College football had three dynasties in the '60s and early '70s: Alabama, Texas and USC. By SRS, the current Alabama dynasty is better than the latter two. Saban's Alabama has one more national title than each. Alabama's winning percentage in its current run is also significantly higher, although it should be pointed out that USC and Texas played stronger schedules.

So that just leaves Saban against the Bear's two streaks. In the first half of the '60s, Alabama won three national titles and added an unbeaten team in 1966. Because of the '66 polls, Saban's dynasty has one more national title, but the Bear's Alabama had a slightly better winning percentage against a slightly better schedule.

* (This is made up for by the 1973 UPI Poll awarding Bama the title over a Notre Dame team to which it would lose in the Sugar Bowl.)

The SRS numbers are quite close. If there is a close fit for Saban's Alabama among modern college football's eight other seven-year dynasties, it's Bryant's Alabama.

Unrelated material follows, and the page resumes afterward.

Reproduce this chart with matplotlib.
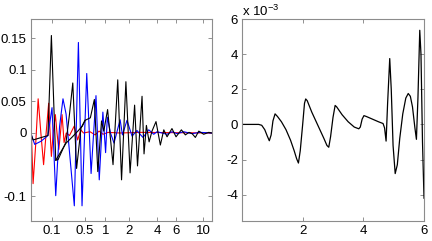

The Bear followed his apex with a fallow period, losing 15 games in four seasons from 1967-70. It was partly the adoption of the wishbone before 1971 (cribbed from Texas, whose dynasty was coming to an end) that led to the Tide's resurgence. And even the offensive conversion did not lead to postseason success, as Bryant went winless in eight straight bowl games before beating Penn State in the '75 Sugar Bowl.

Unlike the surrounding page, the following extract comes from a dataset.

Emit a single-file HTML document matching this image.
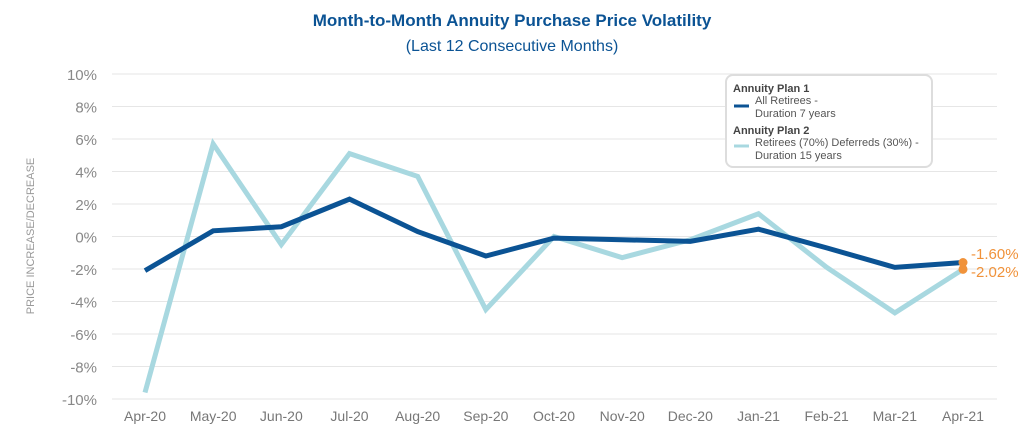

None of these other 12 dynasties won more than four national titles in a decade. A fifth for the Tide would put them past all comparators.

And Alabama, fresh off its sixth straight No. 1 recruiting class, is the 2016 season's favorite, according to the oddsmakers and the advanced stats.

Thus, from a historical perspective, the immediate future poses two interesting questions:

  1. Can Saban's Alabama become the greatest dynasty in the modern history of the sport?

  2. Is Urban Meyer -- with three national titles at two schools and two additional unbeaten seasons in a 12-year stretch -- creating a competing dynasty in Columbus? Ohio State's SRS ratings in the last two years have been above 20, i.e., dynasty levels. We could be on the cusp of that rarest of college football phenomena: competing dynasties.